Thursday June 02, 2016 – U.S. private employers increased hiring in May and new applications for jobless benefits fell last week, further boosting the economic outlook for the second quarter.
Another report on Thursday showed planned layoffs by U.S.-based employers fell 53 percent to a five-month low last month.
The steady stream of upbeat data suggest the economy is regaining momentum after growth slowed sharply at the start of the year, which could allow the Federal Reserve to raise interest rates later this month or in July.
“Labor market conditions are stable, which is all the reassurance the Fed will need to act soon,” said Paul Ashworth, chief U.S. economist at Capital Economics in Toronto.
The ADP National Employment Report showed private payrolls increased 173,000 last month on top of the 166,000 jobs added in April. Gains in private employment were nearly broad-based last month, though manufacturing lost 3,000 jobs.
The construction industry added 13,000 jobs and services industry employment increased by 175,000 jobs.
The ADP report, jointly developed with Moody’s Analytics, was published ahead of the release on Friday of the government’s more comprehensive employment report for May.
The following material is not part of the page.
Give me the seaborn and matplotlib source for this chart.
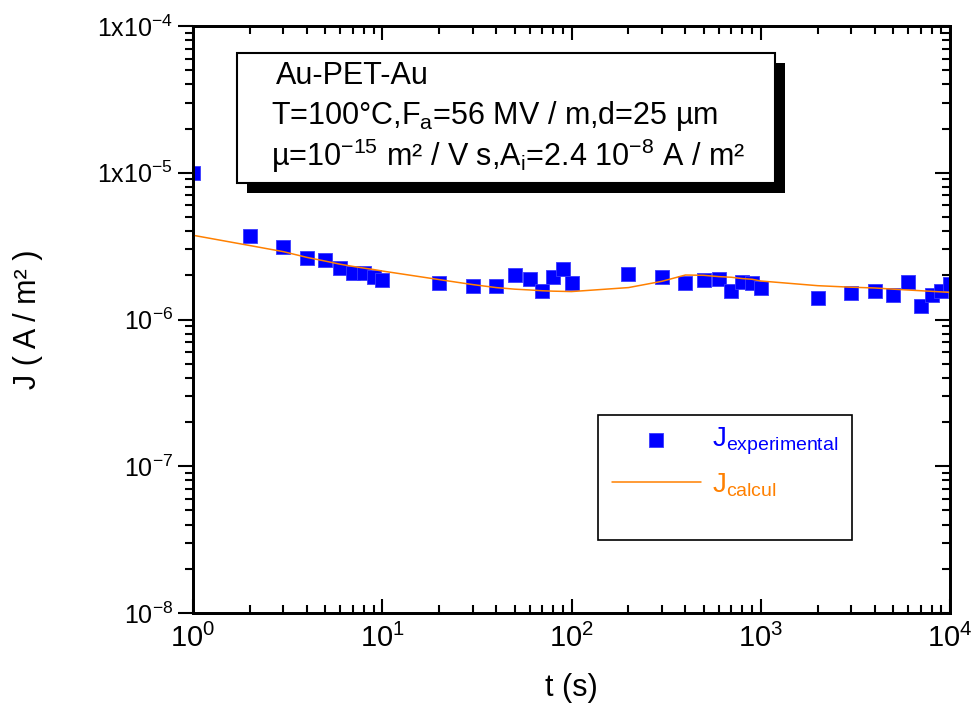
import matplotlib
matplotlib.use("Agg")
import matplotlib.pyplot as plt
from matplotlib import font_manager
from matplotlib.patches import Rectangle
from matplotlib.ticker import FixedLocator, LogLocator, NullFormatter
import seaborn as sns

# Measured current density J (A/m²) versus time t (s)
t_exp = [1, 2, 3, 4, 5, 6, 7, 8, 9, 10,
         20, 30, 40, 50, 60, 70, 80, 90, 100,
         200, 300, 400, 500, 600, 700, 800, 900, 1000,
         2000, 3000, 4000, 5000, 6000, 7000, 8000, 9000, 10000]
j_exp = [1.00e-5, 3.70e-6, 3.12e-6, 2.62e-6, 2.55e-6, 2.24e-6, 2.07e-6, 2.07e-6, 1.94e-6, 1.86e-6,
         1.77e-6, 1.69e-6, 1.69e-6, 2.01e-6, 1.89e-6, 1.57e-6, 1.96e-6, 2.21e-6, 1.77e-6,
         2.04e-6, 1.94e-6, 1.77e-6, 1.85e-6, 1.89e-6, 1.57e-6, 1.81e-6, 1.77e-6, 1.65e-6,
         1.40e-6, 1.52e-6, 1.57e-6, 1.48e-6, 1.80e-6, 1.24e-6, 1.48e-6, 1.56e-6, 1.75e-6]

# Calculated current density
t_fit = [1, 2, 3, 4, 5, 6, 7, 8, 9, 10,
         20, 30, 40, 50, 60, 70, 80, 90, 100,
         200, 300, 400, 500, 600, 700, 800, 900, 1000,
         2000, 3000, 4000, 5000, 10000]
j_fit = [3.75e-6, 3.19e-6, 2.90e-6, 2.65e-6, 2.50e-6, 2.38e-6, 2.30e-6, 2.24e-6, 2.19e-6, 2.14e-6,
         1.87e-6, 1.73e-6, 1.65e-6, 1.61e-6, 1.59e-6, 1.57e-6, 1.56e-6, 1.555e-6, 1.55e-6,
         1.65e-6, 1.82e-6, 2.01e-6, 2.00e-6, 1.96e-6, 1.94e-6, 1.90e-6, 1.88e-6, 1.83e-6,
         1.70e-6, 1.66e-6, 1.64e-6, 1.61e-6, 1.53e-6]

x_ticks = [1, 10, 100, 1000, 10000]
x_tick_labels = [r"$\mathregular{10^{0}}$", r"$\mathregular{10^{1}}$", r"$\mathregular{10^{2}}$",
                 r"$\mathregular{10^{3}}$", r"$\mathregular{10^{4}}$"]
y_ticks = [1e-8, 1e-7, 1e-6, 1e-5, 1e-4]
y_tick_labels = [r"$\mathregular{10^{-8}}$", r"$\mathregular{10^{-7}}$", r"$\mathregular{10^{-6}}$",
                 r"$\mathregular{1x10^{-5}}$", r"$\mathregular{1x10^{-4}}$"]

label_exp = r"$\mathregular{J_{experimental}}$"
label_fit = r"$\mathregular{J_{calcul}}$"
blue = "#0000FF"
orange = "#FF8000"

sns.set_theme(style="white")
installed = {f.name for f in font_manager.fontManager.ttflist}
narrow = "Liberation Sans Narrow" if "Liberation Sans Narrow" in installed else "Liberation Sans"
plt.rcParams["font.family"] = ["Liberation Sans", "DejaVu Sans"]
plt.rcParams["mathtext.fontset"] = "custom"
plt.rcParams["mathtext.rm"] = "Liberation Sans"
plt.rcParams["axes.linewidth"] = 2.0

fig = plt.figure(figsize=(9.75, 7.04), dpi=100)
fig.patch.set_facecolor("white")
ax = fig.add_axes([193 / 975, 91 / 704, 757 / 975, 587 / 704])
ax.set_xscale("log")
ax.set_yscale("log")

sns.scatterplot(x=t_exp, y=j_exp, ax=ax, marker="s", s=100, color=blue,
                edgecolor="#3a3aff", linewidth=0.6, label=label_exp, zorder=2)
sns.lineplot(x=t_fit, y=j_fit, ax=ax, color=orange, lw=1.1, label=label_fit, zorder=3)

ax.set_xlim(1, 1e4)
ax.set_ylim(1e-8, 1e-4)

for axis, ticks, labels in ((ax.xaxis, x_ticks, x_tick_labels), (ax.yaxis, y_ticks, y_tick_labels)):
    axis.set_major_locator(FixedLocator(ticks))
    axis.set_ticklabels(labels)
    axis.set_minor_locator(LogLocator(base=10, subs=range(2, 10), numticks=20))
    axis.set_minor_formatter(NullFormatter())

ax.tick_params(axis="x", which="both", direction="in", top=True, bottom=True,
               width=1.5, color="black")
ax.tick_params(axis="x", which="major", length=10, labelsize=21, pad=8,
               labelfontfamily=narrow, labelcolor="black")
ax.tick_params(axis="x", which="minor", length=5.5)
ax.tick_params(axis="y", which="both", direction="out", left=True, right=False,
               width=1.5, color="black")
ax.tick_params(axis="y", which="major", length=10.5, labelsize=18, pad=4, labelcolor="black")
ax.tick_params(axis="y", which="minor", length=5.5)

# inward ticks on the right frame edge
rax = ax.twinx()
rax.set_yscale("log")
rax.set_ylim(ax.get_ylim())
rax.yaxis.set_major_locator(FixedLocator(y_ticks))
rax.yaxis.set_minor_locator(LogLocator(base=10, subs=range(2, 10), numticks=20))
rax.yaxis.set_major_formatter(NullFormatter())
rax.yaxis.set_minor_formatter(NullFormatter())
rax.tick_params(axis="y", which="both", direction="in", right=True, left=False,
                labelright=False, width=1.5, color="black")
rax.tick_params(axis="y", which="major", length=10.5)
rax.tick_params(axis="y", which="minor", length=5.5)
rax.grid(False)
for sp in rax.spines.values():
    sp.set_linewidth(2.0)
    sp.set_color("black")
for sp in ax.spines.values():
    sp.set_linewidth(2.0)
    sp.set_color("black")
ax.grid(False)

ax.set_xlabel("t (s)", fontsize=22, fontfamily=narrow, color="black")
ax.set_ylabel("J ( A / m² )", fontsize=22, color="black")
ax.xaxis.set_label_coords(0.5, -0.102)
ax.yaxis.set_label_coords(-0.198, 0.5)


def px(x, y):
    """Pixel position in the figure to axes fraction."""
    return (x - 193) / 757, (613 - y) / 587


# Parameter box with drop shadow
x0, y0 = px(247, 193)
x1, y1 = px(785, 63)
ax.add_patch(Rectangle((x0, y0), x1 - x0, y1 - y0, transform=ax.transAxes,
                       facecolor="black", edgecolor="none", zorder=5, clip_on=False))
x0, y0 = px(237, 183)
x1, y1 = px(775, 53)
ax.add_patch(Rectangle((x0, y0), x1 - x0, y1 - y0, transform=ax.transAxes,
                       facecolor="white", edgecolor="black", lw=1.5, zorder=6, clip_on=False))
box_lines = [
    (276, 84, "Au-PET-Au"),
    (271, 124, r"T=100°C,F$_\mathregular{a}$=56 MV / m,d=25 µm"),
    (271, 166, r"µ=10$^\mathregular{-15}$ m² / V s,A$_\mathregular{i}$=2.4 10$^\mathregular{-8}$ A / m²"),
]
for bx, by, s in box_lines:
    tx, ty = px(bx, by)
    ax.text(tx, ty, s, transform=ax.transAxes, fontsize=22, va="baseline", ha="left",
            color="black", zorder=7)

# Legend with its own frame
x0, y0 = px(598, 540)
x1, y1 = px(852, 415)
ax.add_patch(Rectangle((x0, y0), x1 - x0, y1 - y0, transform=ax.transAxes,
                       facecolor="white", edgecolor="black", lw=1.2, zorder=4))
handles, labels = ax.get_legend_handles_labels()
order = [labels.index(label_exp), labels.index(label_fit)]
lx, ly = px(612, 426)
leg = ax.legend([handles[i] for i in order], [labels[i] for i in order],
                loc="upper left", bbox_to_anchor=(lx, ly), bbox_transform=ax.transAxes,
                frameon=False, fontsize=20, handlelength=3.2, handletextpad=0.4,
                labelspacing=0.5, borderpad=0.0, borderaxespad=0.0)
leg.set_zorder(8)
for txt, c in zip(leg.get_texts(), [blue, orange]):
    txt.set_color(c)

fig.savefig("out.png", dpi=100, facecolor="white")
The ADP report did not appear to be affected by a month-long strike by Verizon workers, which is expected to have sliced 35,100 jobs from nonfarm payrolls in May.
The striking workers, who returned to their jobs on Wednesday, were regarded as unemployed because they did not receive a salary during the payrolls survey week.
According to a recent survey, employment likely increased by 162,000 jobs last month after rising by 160,000 in April. The unemployment rate is forecast slipping to 4.9 percent in May from 5 percent in April.
“With the Verizon strike settled, job growth will bounce back in June,” said Stuart Hoffman, chief economist at PNC Financial in Pittsburgh. “Job growth continues to run above the level needed to keep up with normal growth in the labor force, absorbing the job market slack remaining from the recession.”
The economy needs to create about 100,000 jobs per month to keep up with population growth.
The Fed has signaled its intention to raise rates again soon if job gains continue and economic data remain consistent with a pickup in economic growth in the second quarter.
Fed Chair Janet Yellen said last week that a rate increase would probably be appropriate in the “coming months” if those conditions are met.
So far, data on consumer spending, industrial production, goods exports and housing have suggested the economy is gathering momentum after growth slowed to a 0.8 percent annualized rate in the first quarter.
U.S. financial markets were little moved by Thursday’s data, with traders focused on global events, including the European Central Bank’s minor upward adjustments to its inflation projections, lower oil prices and concerns about Britain’s future in the European Union.
The dollar .DXY was flat against a basket of currencies, while prices for U.S. government debt rose. U.S. stocks fell.
JOB MARKET TIGHTENING
A second report from the Labor Department also struck an optimistic note on the job market. Initial claims for state unemployment benefits slipped 1,000 to a seasonally adjusted 267,000 for the week ended May 28, the department said. Claims have now been below 300,000, a threshold associated with a strong labor market, for 65 straight weeks, the longest streak since 1973.
The four-week moving average of claims, considered a bettermeasure of labor market trends as it irons out week-to-weekvolatility, fell 1,750 to 276,750 last week.
The slightly elevated four-week average continues to reflect a spike in applications early in May, which economists blamed on the Verizon labor dispute and different timings for school spring breaks, which often make it difficult to adjust the data for seasonal fluctuations.
In a third report, global outplacement consultancy Challenger, Gray & Christmas said job cuts announced by U.S.-based employers fell 53 percent to 30,157 in May. That was the smallest number since December.
Layoffs continued in the energy sector, with companies announcing another 7,572 job cuts. The number was, however, 60 percent lower than in April. Energy firms have announced 75,232 job cuts so far this year, up 25 percent from the same period in 2015.
“Oil prices have improved somewhat since the beginning of the year … the recent gains may be enough to at least temporarily slow job cuts in the sector,” said John Challenger, chief executive officer of Challenger, Gray & Christmas.